A debate rages in Salem over the environmental impacts of the feral cat population. In the February issue of Salem Audubon’s newsletter, Ray Temple and Doug Spencer aptly define the two positions as, “concerns for bird populations by predation” on one side, and “the humane treatment of cats that no one owns” on the other.
The Humane Society of the United State estimates there are more than 70 million stray and feral cats in the United States. Temple and Spencer observe that in the wild the animals “have short, risky and often unpleasant lives due to disease, predation and starvation,” Though they dont explicitly recommend euthanasia, they suggest that people concerned with wildlife loss discuss with a veterinarian options for humane euthanasia.
Salem is also the home of the Coalition Advocating for Animals (CAFA,), which, among other animal work, helps local people feeding stray cats with spay and neuter assistance. CAFA strongly believes in trap/neuter/release (TNR) a policy in which people trap unowned cats, have them neutered and return them to the wild. The group calls TNR “the most effective way to work with feral or free-roaming cats.”
In contrast with Temple and Spencer’s statement that neutered cats “are still bird predators,” CAFA cites a 2011 Australian study which showed that when feral cats were eliminated from islands off Australia, the rodent population of rats and rabbits exploded. This severely impacted birds living there because rats ate bird eggs and fledglings, and rabbits ate ground cover and nesting materials.
Alley Cat Allies is the largest national organization to back the TNR effort. Alley Cat Allies argues cats have lived out doors for more than 10,000 years and are a “natural part of the landscape.”
Citing evidence from scientific studies, Alley Cat Allies says most feral cats find food by scavenging, mostly on human garbage, rather than killing songbirds, and when they hunt, kill mostly rodents. They say a 2011 Smithsonian Institution study suggesting that feral cats kill too many wild birds is “irresponsible” and “biased.”
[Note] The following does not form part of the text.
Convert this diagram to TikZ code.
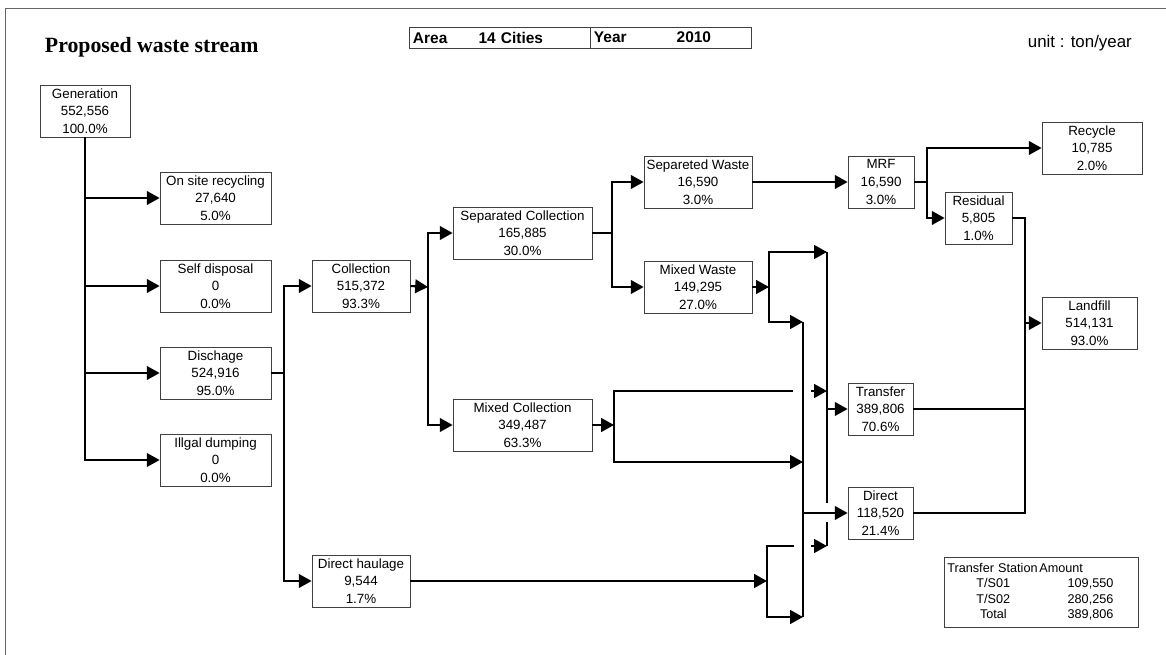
\documentclass[tikz,border=0pt]{standalone}
\usepackage{fontspec}
\setmainfont{Liberation Serif}
\setsansfont{Liberation Sans}
\usepackage{array}
\usetikzlibrary{arrows.meta}

\begin{document}
\begin{tikzpicture}[x=0.025cm,y=-0.025cm,>={Triangle[length=0.32cm,width=0.34cm]},
	flow/.style={line width=1.5pt},
	stage/.style={draw=black!75, line width=0.5pt, align=center, font=\sffamily\fontsize{9.5}{12.5}\selectfont, minimum height=1.3cm, inner sep=1pt},
	head box/.style={draw=black!75, line width=0.5pt, minimum height=0.525cm, inner xsep=0.1cm, inner ysep=0pt, align=left, font=\sffamily\bfseries\fontsize{11}{13}\selectfont}]
	\useasboundingbox (0,0) rectangle (1166,655);
	\draw[black!60, line width=0.6pt] (5,655) -- (5,8) -- (1166,8);
	
	% Header
	\node[anchor=base west, font=\bfseries\fontsize{15.5}{18}\selectfont] (title) at (40,53) {Proposed waste stream};
	\node[head box, minimum width=4.525cm, text width=4.325cm] (area) at (499.5,37.5) {Area\hspace{0.78cm}14 Cities};
	\node[head box, minimum width=4.025cm, text width=3.825cm] (year) at (670.5,37.5) {Year\hspace{1.25cm}2010};
	\node[anchor=base west, font=\sffamily\fontsize{12}{14}\selectfont] (unit) at (1023,48) {unit : ton/year};
	
	% Nodes
	\node[stage, minimum width=2.25cm] (gen) at (85,111) {Generation\\552,556\\100.0\%};
	\node[stage, minimum width=2.775cm] (onsite) at (215.5,198) {On site recycling\\27,640\\5.0\%};
	\node[stage, minimum width=2.775cm] (self) at (215.5,286) {Self disposal\\0\\0.0\%};
	\node[stage, minimum width=2.775cm] (disch) at (215.5,373) {Dischage\\524,916\\95.0\%};
	\node[stage, minimum width=2.775cm] (illegal) at (215.5,460) {Illgal dumping\\0\\0.0\%};
	\node[stage, minimum width=2.45cm] (coll) at (361,286) {Collection\\515,372\\93.3\%};
	\node[stage, minimum width=2.45cm] (haul) at (361,581) {Direct haulage\\9,544\\1.7\%};
	\node[stage, minimum width=3.475cm] (sepcoll) at (522.5,233) {Separated Collection\\165,885\\30.0\%};
	\node[stage, minimum width=3.475cm] (mixcoll) at (522.5,425) {Mixed Collection\\349,487\\63.3\%};
	\node[stage, minimum width=2.7cm] (sepwaste) at (698,182) {Separeted Waste\\16,590\\3.0\%};
	\node[stage, minimum width=2.7cm] (mixwaste) at (698,287) {Mixed Waste\\149,295\\27.0\%};
	\node[stage, minimum width=1.65cm] (mrf) at (881,182) {MRF\\16,590\\3.0\%};
	\node[stage, minimum width=1.625cm] (trans) at (880.5,409) {Transfer\\389,806\\70.6\%};
	\node[stage, minimum width=1.625cm] (direct) at (880.5,513) {Direct\\118,520\\21.4\%};
	\node[stage, minimum width=2.5cm] (recycle) at (1092,148) {Recycle\\10,785\\2.0\%};
	\node[stage, minimum width=1.675cm] (residual) at (978.5,218) {Residual\\5,805\\1.0\%};
	\node[stage, minimum width=2.375cm] (landfill) at (1089.5,323) {Landfill\\514,131\\93.0\%};
	\node[stage, anchor=north west, minimum width=4.85cm, minimum height=1.75cm, text width=4.7cm, inner xsep=0.075cm, align=left, font=\sffamily\fontsize{9}{11}\selectfont] (stations) at (944,557)
	{\begin{tabular}{@{}>{\centering\arraybackslash}p{2.3cm}@{}>{\raggedleft\arraybackslash}p{1.85cm}@{}}
		\multicolumn{1}{@{}l@{}}{Transfer Station} & \multicolumn{1}{@{}l@{}}{Amount}\\
		T/S01 & 109,550\\
		T/S02 & 280,256\\
		Total & 389,806
	\end{tabular}};
	
	% Junctions
	\coordinate (dbus) at (284,373);
	\coordinate (cbus) at (428,287);
	\coordinate (sbus) at (612,233);
	\coordinate (wbus) at (769,287);
	\coordinate (mbus) at (614,425);
	\coordinate (hbus) at (767,581);
	\coordinate (t1) at (827,252);
	\coordinate (t2) at (827,391);
	\coordinate (t3) at (827,546);
	\coordinate (d1) at (803,322);
	\coordinate (d2) at (803,462);
	\coordinate (d3) at (803,617);
	\coordinate (g1) at (793,391);
	\coordinate (g2) at (811,391);
	\coordinate (g3) at (794,546);
	\coordinate (g4) at (811,546);
	\coordinate (g5) at (827,503);
	\coordinate (g6) at (827,522);
	\coordinate (rbus) at (927,182);
	\coordinate (l1) at (1025,218);
	\coordinate (l2) at (1025,513);
	
	% Connectors
	\draw[flow,->] (gen.south) |- (onsite.west);
	\draw[flow,->] (gen.south) |- (self.west);
	\draw[flow,->] (gen.south) |- (disch.west);
	\draw[flow,->] (gen.south) |- (illegal.west);
	
	\draw[flow] (disch.east) -- (dbus);
	\draw[flow,->] (dbus) |- (coll.west);
	\draw[flow,->] (dbus) |- (haul.west);
	
	\draw[flow,->] (coll.east) -- (cbus);
	\draw[flow,->] (cbus) |- (sepcoll.west);
	\draw[flow,->] (cbus) |- (mixcoll.west);
	
	\draw[flow] (sepcoll.east) -- (sbus);
	\draw[flow,->] (sbus) |- (sepwaste.west);
	\draw[flow,->] (sbus) |- (mixwaste.west);
	\draw[flow,->] (sepwaste.east) -- (mrf.west);
	
	\draw[flow,->] (mixwaste.east) -- (wbus);
	\draw[flow,->] (wbus) |- (t1);
	\draw[flow,->] (wbus) |- (d1);
	
	\draw[flow,->] (mixcoll.east) -- (mbus);
	\draw[flow] (mbus) |- (g1);
	\draw[flow,->] (g2) -- (t2);
	\draw[flow,->] (mbus) |- (d2);
	
	\draw[flow,->] (haul.east) -- (hbus);
	\draw[flow] (hbus) |- (g3);
	\draw[flow,->] (g4) -- (t3);
	\draw[flow,->] (hbus) |- (d3);
	
	\draw[flow] (t1) -- (g5);
	\draw[flow] (g6) -- (t3);
	\draw[flow] (d1) -- (d3);
	\draw[flow,->] (t1 |- trans.west) -- (trans.west);
	\draw[flow,->] (d1 |- direct.west) -- (direct.west);
	
	\draw[flow] (mrf.east) -- (rbus);
	\draw[flow,->] (rbus) |- (recycle.west);
	\draw[flow,->] (rbus) |- (residual.west);
	
	\draw[flow] (residual.east) -- (l1) -- (l2) -- (direct.east);
	\draw[flow] (trans.east) -- (l1 |- trans.east);
	\draw[flow,->] (l1 |- landfill.west) -- (landfill.west);
\end{tikzpicture}
\end{document}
Though Alley Cat Allies agrees with the documented drop in wild bird populations, it blames “humans and human-led activities, including habitat loss, pollution and climate change,” rather than cats. Its Facebook pages includes tips on how to keep unowned cats warm in winter, outdoor feeding stations and other strategies to support feral animals.
Peer-reviewed science does not support both feral cat TNR and feral cat euthanasia as equally valid options.
World Conservation Union, an international group, included domestic cats in its list of “100 of the Worlds Worst Invasive Alien Species.” Species were selected, among other things, “on the basis of their serious impact on biological diversity.”
A 2009 Los Angeles study compared arguments of “feral cat advocates with scientific literature,” and found that “the scientific literature contradicts each of,” the most common claims used by TNR proponents.
Most significantly, the Smithsonian Institution’s Migratory Bird Center and the U.S. Fish and Wildlife Center assembled a comprehensive review of every U.S.-based cat predation study (excluding Hawaii and Alaska) in the scientific literature.
Published in December 2013, the study quantified bird and small mammal mortality.
“We estimate,” it concluded, “that free-ranging domestic cats kill 1.3–4.0 billion birds and 6.3–22.3 billion mammals annually. Un-owned cats, as opposed to owned pets, cause the majority of this mortality.”
The study’s findings suggest that “free-ranging cats… are likely the single greatest source of anthropogenic mortality for US birds and mammals.”
Salem nature advocate Aileen Kaye is alarmed by the damage done to wildlife by feral cats and the support they receive from the public. She cites the disproportionately large donations Oregonians give to support feral cats and TNR efforts, as opposed to contributions to other environmental causes, as revealed by the 2013 Willamette Week Give Guide.
“These people are short – sighted,” Kaye says, “and they do not understand the ecosystem.”